(Stored data)

[start]

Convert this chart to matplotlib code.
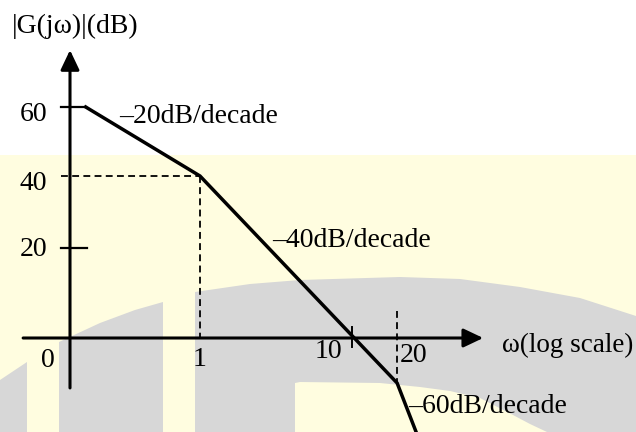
import numpy as np
import matplotlib
matplotlib.use('Agg')
import matplotlib.pyplot as plt
from matplotlib.patches import Polygon, Rectangle

# asymptotic Bode magnitude sketch, corners at 1 and 20 rad/s
omega = [0.176, 1, 20, 27.5]
mag_db = [60, 40, -10, -22]

y_ticks = [60, 40, 20]
y_tick_labels = ['60', '40', '20']
x_tick_labels = ['0', '1', '10', '20']
slope_labels = ['\u201320dB/decade', '\u201340dB/decade', '\u201360dB/decade']

W, H = 636, 432
DECADE = 151.5          # pixels per decade on the sketch


def px(x, y):
    # pixel (from top-left) -> figure fraction, used only for the backdrop
    return (x / W, 1 - y / H)


def dbForward(v):
    # the sketch spaces its dB ticks unevenly, so map them piecewise
    return np.interp(v, [-100, 0, 20, 40, 60, 160], [-450, 0, 90, 162, 231, 576])


def dbInverse(v):
    return np.interp(v, [-450, 0, 90, 162, 231, 576], [-100, 0, 20, 40, 60, 160])


fig = plt.figure(figsize=(W / 100, H / 100), dpi=100)
ax = fig.add_axes([0, 0, 1, 1])
ax.set_xscale('log')
ax.set_yscale('function', functions=(dbForward, dbInverse))
ax.set_xlim(10 ** (-200 / DECADE), 10 ** (436 / DECADE))
ax.set_ylim(dbInverse(-94), dbInverse(338))
ax.axis('off')

# watermark backdrop
yellow = '#FFFDE0'
grey = '#D7D7D7'
ax.add_patch(Rectangle(px(0, 432), 1, 1 - 155 / H, transform=ax.transAxes,
                       color=yellow, zorder=0, lw=0))
shapeA = [px(0, 432), px(0, 380), px(27, 362), px(27, 432)]
shapeB = [px(59, 432), px(59, 342), px(100, 323), px(135, 310), px(163, 302), px(163, 432)]
shapeC = [px(195, 432), px(195, 292), px(250, 284), px(300, 280), px(400, 277), px(460, 279),
          px(520, 287), px(580, 298), px(636, 316), px(636, 432), px(547, 432),
          px(530, 424), px(513, 415), px(480, 398), px(450, 391), px(420, 387),
          px(380, 383), px(300, 382), px(295, 383), px(295, 432)]
for s in [shapeA, shapeB, shapeC]:
    ax.add_patch(Polygon(s, closed=True, transform=ax.transAxes, color=grey, lw=0, zorder=0))

# axes with arrow heads
yAxisW = 10 ** (-130 / DECADE)
arrow = dict(arrowstyle='-|>,head_length=0.8,head_width=0.38', color='black', lw=2.2,
             shrinkA=0, shrinkB=0, mutation_scale=15)
ax.annotate('', xy=(yAxisW, 76.5), xytext=(yAxisW, -11.1), arrowprops=arrow, zorder=3)
ax.annotate('', xy=(74, 0), xytext=(0.068, 0), arrowprops=arrow, zorder=3)

# tick marks and guide lines
tickL = 0.121
ax.plot([tickL, omega[0]], [y_ticks[0], y_ticks[0]], color='black', lw=1.6, zorder=3)
ax.plot([tickL, 0.18], [y_ticks[2], y_ticks[2]], color='black', lw=1.6, zorder=3)
ax.plot([10, 10], [2.5, -2.0], color='black', lw=1.4, zorder=3)
dash = dict(color='black', lw=1.3, dashes=(3.8, 2.4), zorder=2)
ax.plot([tickL, omega[1]], [y_ticks[1], y_ticks[1]], **dash)
ax.plot([omega[1], omega[1]], [y_ticks[1], 0], **dash)
ax.plot([omega[2], omega[2]], [6, mag_db[2]], **dash)

# the asymptotes
ax.plot(omega, mag_db, color='black', lw=2.5, solid_joinstyle='miter', zorder=4)

font = dict(family='Liberation Serif', size=20, color='black')
for lab, v, yb in zip(y_tick_labels, y_ticks, [121, 190, 256]):
    ax.text(10 ** (-153 / DECADE), dbInverse(338 - yb), lab, ha='right', va='baseline', **font)

ax.text(10 ** (-145 / DECADE), dbInverse(338 - 367), x_tick_labels[0], ha='right', va='baseline', **font)
ax.text(1, dbInverse(338 - 366), x_tick_labels[1], ha='center', va='baseline', **font)
ax.text(10 ** (142 / DECADE), dbInverse(338 - 358), x_tick_labels[2], ha='right', va='baseline', **font)
ax.text(10 ** (200 / DECADE), dbInverse(338 - 362), x_tick_labels[3], ha='left', va='baseline', **font)

ax.text(10 ** (-81 / DECADE), dbInverse(338 - 123), slope_labels[0], ha='left', va='baseline', **font)
ax.text(10 ** (72 / DECADE), dbInverse(338 - 247), slope_labels[1], ha='left', va='baseline', **font)
ax.text(10 ** (208 / DECADE), dbInverse(338 - 413), slope_labels[2], ha='left', va='baseline', **font)
ax.text(10 ** (302 / DECADE), dbInverse(338 - 352), '\u03c9(log scale)', ha='left', va='baseline',
        family='Liberation Serif', size=19.5, color='black')

ax.text(10 ** (-188 / DECADE), dbInverse(338 - 33), '|G(j\u03c9)|(dB)', ha='left', va='baseline',
        family='Liberation Serif', size=20, color='black')

fig.savefig('out.png', dpi=100)
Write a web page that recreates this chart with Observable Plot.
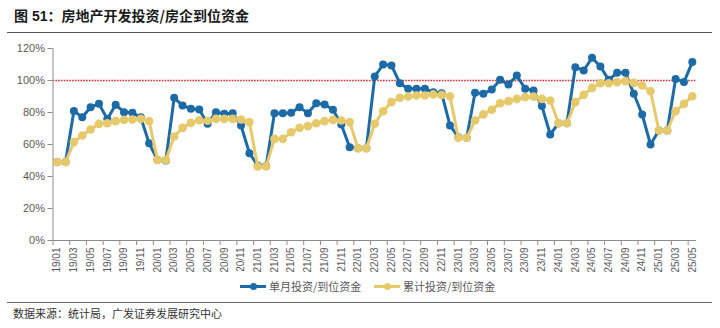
<!DOCTYPE html>
<html><head><meta charset="utf-8">
<script src="https://cdn.jsdelivr.net/npm/d3@7"></script>
<script src="https://cdn.jsdelivr.net/npm/@observablehq/plot@0.6"></script>
<style>
body{margin:0;width:720px;height:328px;position:relative;background:#fff;overflow:hidden;font-family:"Liberation Sans",Arial,sans-serif;}
#title{position:absolute;left:14px;top:5px;font-size:14px;font-weight:bold;color:#1a1a1a;font-family:"Liberation Sans","Noto Sans CJK SC",sans-serif;white-space:nowrap;}
#title .cn{font-family:"Noto Sans CJK SC",sans-serif;font-weight:bold;}
#tline{position:absolute;left:7px;right:8px;top:32px;height:0;border-top:1.5px solid #555;}
#chart{position:absolute;left:0;top:34px;}
#legend{position:absolute;top:277px;left:0;width:720px;height:18px;font-family:"Noto Sans CJK SC",sans-serif;font-size:11px;color:#595959;}
.lg{position:absolute;top:0;display:flex;align-items:center;height:18px;white-space:nowrap;}
.sw{position:relative;width:26px;height:3px;margin-right:3px;}
.sw i{position:absolute;left:10px;top:-2px;width:7px;height:7px;border-radius:50%;}
#fline{position:absolute;left:7px;right:8px;top:302px;height:0;border-top:1.5px solid #666;}
#foot{position:absolute;left:13px;top:305px;font-size:11px;color:#333;font-family:"Noto Sans CJK SC",sans-serif;}
</style></head>
<body>
<div id="title">图 51<span class="cn">：房地产开发投资/房企到位资金</span></div>
<div id="tline"></div>
<div id="chart"></div>
<div id="legend"></div>
<div id="fline"></div>
<div id="foot">数据来源：统计局，广发证券发展研究中心</div>
<script>
const labels = ["19/01","19/02","19/03","19/04","19/05","19/06","19/07","19/08","19/09","19/10","19/11","19/12",
"20/01","20/02","20/03","20/04","20/05","20/06","20/07","20/08","20/09","20/10","20/11","20/12",
"21/01","21/02","21/03","21/04","21/05","21/06","21/07","21/08","21/09","21/10","21/11","21/12",
"22/01","22/02","22/03","22/04","22/05","22/06","22/07","22/08","22/09","22/10","22/11","22/12",
"23/01","23/02","23/03","23/04","23/05","23/06","23/07","23/08","23/09","23/10","23/11","23/12",
"24/01","24/02","24/03","24/04","24/05","24/06","24/07","24/08","24/09","24/10","24/11","24/12",
"25/01","25/02","25/03","25/04","25/05"];
const monthly = [49,49,81,77,83.3,85.4,76,84.8,80.2,79.8,77,60.8,
50.4,50,89.2,84.4,82.3,81.9,72.9,80.2,79.2,79.6,71.9,54.6,
46.9,46.5,79.6,79.6,79.8,83.3,79.6,85.8,85,81.7,72.5,58.3,
57.7,57.7,102.5,110,109.4,98.3,94.8,94.8,94.8,92.7,92.1,71.9,
64.6,64.2,92.3,91.7,94.4,100.4,97.5,103.1,94.8,93.75,84,66.25,
73.3,73.3,108.3,106.25,114.2,108.75,100.4,104.8,104.8,91.7,78.75,60,
68.75,68.75,101,99,111.5];
const cumulative = [49,49,61.5,65.6,69.4,72.9,73.3,74.6,75.4,75.6,76,74.6,
50.4,50.4,65,70.4,73.5,75.2,74.8,76,76,76,75.6,74,
46.3,46.3,63.5,63.5,67.7,70.4,71.5,73.3,74.6,75.4,75,74,
57.7,57.7,73,80.8,86.5,89.2,90,90.6,90.6,91.3,91,90.2,
64.2,64.2,75,78.8,81.7,85.8,87.1,88.5,89.6,89.9,88.5,87.5,
73.3,73.3,86.5,91,95.4,98.3,98.3,99,99.6,98.5,96.9,93.3,
68.75,68.75,80.8,85.4,90.2];
const yTicks = [0,20,40,60,80,100,120];
const seriesNames = ["单月投资/到位资金","累计投资/到位资金"];
const colors = ["#1c6aa6","#e6c96b"];

const rows = labels.map((l,i)=>({i, m: monthly[i], c: cumulative[i]}));
const even = labels.map((l,i)=>i).filter(i=>i%2===0);
const gray = "#8c8c8c";

const plot = Plot.plot({
  width: 720, height: 266,
  marginLeft: 52.5, marginRight: 24, marginTop: 14, marginBottom: 60,
  style: {fontFamily: '"Liberation Sans", Arial, sans-serif', background: "transparent"},
  x: {type: "linear", domain: [-0.5, labels.length - 0.5]},
  y: {domain: [0, 120]},
  marks: [
    Plot.ruleY([100], {stroke: "#e3262a", strokeWidth: 1.6, strokeDasharray: "1.6,1.2"}),
    Plot.ruleX([-0.5], {stroke: gray, strokeWidth: 1}),
    Plot.ruleY([0], {stroke: gray, strokeWidth: 1}),
    Plot.axisY(yTicks, {tickSize: 5, tickPadding: 3, stroke: gray, fill: "#595959", fontSize: 11, tickFormat: d => d + "%", label: null}),
    Plot.axisX(even.map(i => i - 0.5), {tickSize: 5, stroke: gray, tickFormat: () => "", label: null}),
    Plot.axisX(even, {tickSize: 0, tickPadding: 7, tickRotate: -90, fill: "#595959", fontSize: 10, tickFormat: i => labels[i], label: null}),
    Plot.lineY(rows, {x: "i", y: "m", stroke: colors[0], strokeWidth: 3}),
    Plot.dot(rows, {x: "i", y: "m", r: 4, fill: colors[0], stroke: "none"}),
    Plot.lineY(rows, {x: "i", y: "c", stroke: colors[1], strokeWidth: 3}),
    Plot.dot(rows, {x: "i", y: "c", r: 4.3, fill: colors[1], stroke: "none"})
  ]
});
document.getElementById("chart").appendChild(plot);

const lg = document.getElementById("legend");
const lefts = [240, 374];
seriesNames.forEach((n, k) => {
  const d = document.createElement("div");
  d.className = "lg";
  d.style.left = lefts[k] + "px";
  d.innerHTML = `<span class="sw" style="background:${colors[k]}"><i style="background:${colors[k]}"></i></span><span>${n}</span>`;
  lg.appendChild(d);
});
</script>
</body></html>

[end]

The problem
Write out again, exactly, the lines from the start of the listing up to the line containing "DECADE = 151.5", with both ends and without pictures.

Output below
Convert this chart to matplotlib code.
import numpy as np
import matplotlib
matplotlib.use('Agg')
import matplotlib.pyplot as plt
from matplotlib.patches import Polygon, Rectangle

# asymptotic Bode magnitude sketch, corners at 1 and 20 rad/s
omega = [0.176, 1, 20, 27.5]
mag_db = [60, 40, -10, -22]

y_ticks = [60, 40, 20]
y_tick_labels = ['60', '40', '20']
x_tick_labels = ['0', '1', '10', '20']
slope_labels = ['\u201320dB/decade', '\u201340dB/decade', '\u201360dB/decade']

W, H = 636, 432
DECADE = 151.5          # pixels per decade on the sketch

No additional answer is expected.